The ability to transfer your policy – so many consumers assume that a Gap Insurance policy can simply be transferred from one vehicle to the next, should you change the vehicle during the policy term. You can with your motor insurance, so you can with your Gap, right? Well with many motor dealer products this is not permitted, nor can it be passed to the new owner of the car. The argument that the remaining policy value can be refunded may be given, however this refund can be reduced by a hefty cancellation fee deduction.
Many of the online providers will allow you to transfer the balance of the current policy terms, or the monetary value of the remaining term off a new policy, onto your new vehicle. Some of the better policies will offer you the choice of both options, and it is rare to see any administration fee charged under these circumstances.
The option for longer periods of cover – with many dealers offering 4 or 5 year finance packages, then you may wonder why they only offer 3 year Return to Invoice Gap cover. It makes little sense for a 5 year commitment not to at least have the consideration for 5 year cover, yet motor dealers still traditionally only offer the short periods for Gap cover, that do not match the finance agreement liability periods.
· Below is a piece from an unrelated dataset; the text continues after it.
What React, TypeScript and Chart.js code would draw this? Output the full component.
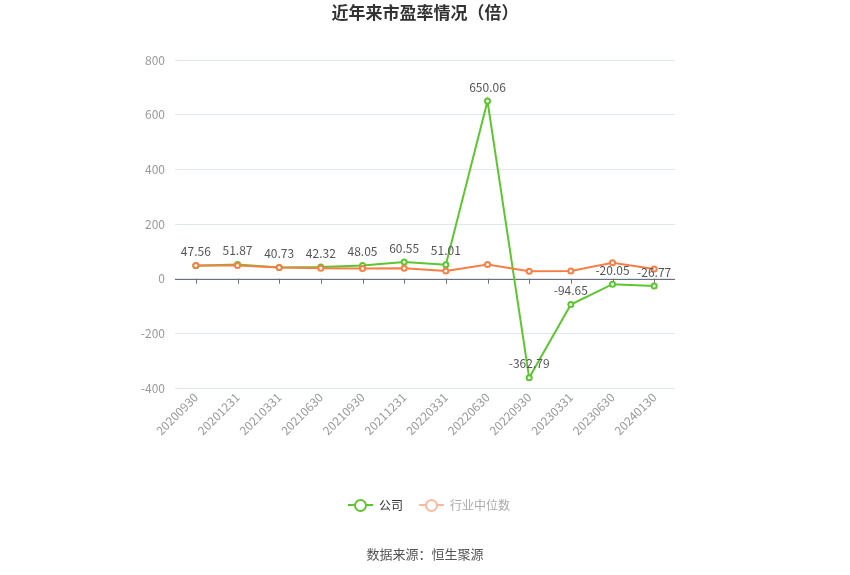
import { useEffect, useRef } from "react";
import { Chart, registerables, Plugin } from "chart.js";

Chart.register(...registerables);

const periods = [
  "20200930", "20201231", "20210331", "20210630", "20210930", "20211231",
  "20220331", "20220630", "20220930", "20230331", "20230630", "20240130"
];
const companyPE = [47.56, 51.87, 40.73, 42.32, 48.05, 60.55, 51.01, 650.06, -362.79, -94.65, -20.05, -26.77];
const industryPE = [48, 48, 41, 38, 37, 38, 28, 52, 27, 28, 58, 35];
const yTicks = [-400, -200, 0, 200, 400, 600, 800];

const GREEN = "#5cc62f";
const ORANGE = "#f77f45";
const FONT = '"Noto Sans CJK SC", "Noto Sans", sans-serif';

// zero axis line with ticks at each category, plus value labels on the company line
const overlay: Plugin<"line"> = {
  id: "overlay",
  beforeDatasetsDraw(chart) {
    const { ctx, chartArea, scales } = chart;
    const y0 = scales.y.getPixelForValue(0);
    ctx.save();
    ctx.strokeStyle = "#6e7079";
    ctx.lineWidth = 1;
    ctx.beginPath();
    ctx.moveTo(chartArea.left, Math.round(y0) + 0.5);
    ctx.lineTo(chartArea.right, Math.round(y0) + 0.5);
    periods.forEach((_, i) => {
      const x = Math.round(scales.x.getPixelForValue(i)) + 0.5;
      ctx.moveTo(x, y0);
      ctx.lineTo(x, y0 + 5);
    });
    ctx.stroke();
    ctx.restore();
  },
  afterDatasetsDraw(chart) {
    const { ctx } = chart;
    const meta = chart.getDatasetMeta(1);
    ctx.save();
    ctx.font = `12px ${FONT}`;
    ctx.fillStyle = "#555";
    ctx.textAlign = "center";
    ctx.textBaseline = "bottom";
    meta.data.forEach((pt, i) => {
      ctx.fillText(companyPE[i].toFixed(2), pt.x, pt.y - 8);
    });
    ctx.restore();
  }
};

export default function App() {
  const canvasRef = useRef<HTMLCanvasElement | null>(null);

  useEffect(() => {
    document.body.style.margin = "0";
    if (!canvasRef.current) return;
    const chart = new Chart(canvasRef.current, {
      type: "line",
      data: {
        labels: periods,
        datasets: [
          {
            label: "行业中位数",
            data: industryPE,
            borderColor: ORANGE,
            backgroundColor: "#fff",
            pointBorderColor: ORANGE,
            pointBackgroundColor: "#fff",
            pointRadius: 2.5,
            pointBorderWidth: 2,
            borderWidth: 2,
            tension: 0,
            order: 0
          },
          {
            label: "公司",
            data: companyPE,
            borderColor: GREEN,
            backgroundColor: "#fff",
            pointBorderColor: GREEN,
            pointBackgroundColor: "#fff",
            pointRadius: 2.5,
            pointBorderWidth: 2,
            borderWidth: 2,
            tension: 0,
            order: 1
          }
        ]
      },
      options: {
        responsive: false,
        animation: false,
        layout: { padding: { top: 60, right: 175, left: 0, bottom: 0 } },
        plugins: {
          legend: { display: false },
          title: { display: false },
          tooltip: { enabled: false }
        },
        scales: {
          x: {
            offset: true,
            grid: { display: false, drawTicks: false },
            border: { display: false },
            ticks: {
              color: "#999",
              font: { size: 12, family: FONT },
              minRotation: 45,
              maxRotation: 45,
              padding: 2,
              autoSkip: false
            },
            afterFit: (s) => {
              s.height = 187;
            }
          },
          y: {
            min: -400,
            max: 800,
            afterBuildTicks: (s) => {
              s.ticks = yTicks.map((v) => ({ value: v }));
            },
            grid: { color: "#e0e6f1", drawTicks: false },
            border: { display: false },
            ticks: {
              color: "#999",
              font: { size: 12, family: FONT },
              padding: 10
            },
            afterFit: (s) => {
              s.width = 175;
            }
          }
        }
      },
      plugins: [overlay]
    });
    return () => chart.destroy();
  }, []);

  return (
    <div style={{ position: "relative", width: 850, height: 575, background: "#fff", fontFamily: FONT }}>
      <canvas ref={canvasRef} width={850} height={575} style={{ display: "block" }} />
      <div
        style={{
          position: "absolute", top: -1, left: 0, width: 850, textAlign: "center",
          fontSize: 17, fontWeight: "bold", color: "#333"
        }}
      >
        近年来市盈率情况（倍）
      </div>
      <div
        style={{
          position: "absolute", top: 496, left: 4, width: 850, display: "flex",
          justifyContent: "center", alignItems: "center", fontSize: 12, gap: 6
        }}
      >
        <LegendIcon color={GREEN} />
        <span style={{ color: "#333", marginRight: 10 }}>公司</span>
        <LegendIcon color="#fbb9a0" />
        <span style={{ color: "#aaa" }}>行业中位数</span>
      </div>
      <div
        style={{
          position: "absolute", top: 544, left: 0, width: 850, textAlign: "center",
          fontSize: 13, color: "#555"
        }}
      >
        数据来源：恒生聚源
      </div>
    </div>
  );
}

function LegendIcon({ color }: { color: string }) {
  return (
    <span style={{ position: "relative", display: "inline-block", width: 25, height: 14 }}>
      <span style={{ position: "absolute", left: 0, top: 6, width: 25, height: 2, background: color }} />
      <span
        style={{
          position: "absolute", left: 6, top: 1, width: 9, height: 9, borderRadius: "50%",
          border: `2px solid ${color}`, background: "#fff"
        }}
      />
    </span>
  );
}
Again we have seen the more specialist online brands offer 4 and 5 year cover for a period of time now, and often at lower premiums than the dealers offer for three. Of course if the vehicle is changed within a 5 year period, you will have the transfer options detailed above to ensure you get the maximum value.
Poor choice of products – motor dealers sell cars first, then insurance products. They may be completely authorised by the FCA to sell insurance, but this does not mean they offer a great choice that can meet the consumer needs. Your motor dealer will normally offer a stock 3 year Return to Invoice cover, and this may be fine. However where you have a heavy discounted vehicle, the invoice price back may be completely inadequate if you are looking to replace the vehicle in the future. A Combined Vehicle Replacement product would be more appropriate in these circumstances, yet the dealers may not offer this even on a vehicle that will be more to replace in the future.
What can motor dealers do if the ‘deferred opt in period’ comes into force for Gap Insurance?
Well it seems clear that if motor dealers are required to allow consumers to compare products in the market then they may want to address their current offerings. The only way they could compete with the leading online brands is to increase policy features and choice, and of course lower their premiums.
If this does happen then this can only benefit the consumer. The rules on Gap Insurance sales look set to be changed.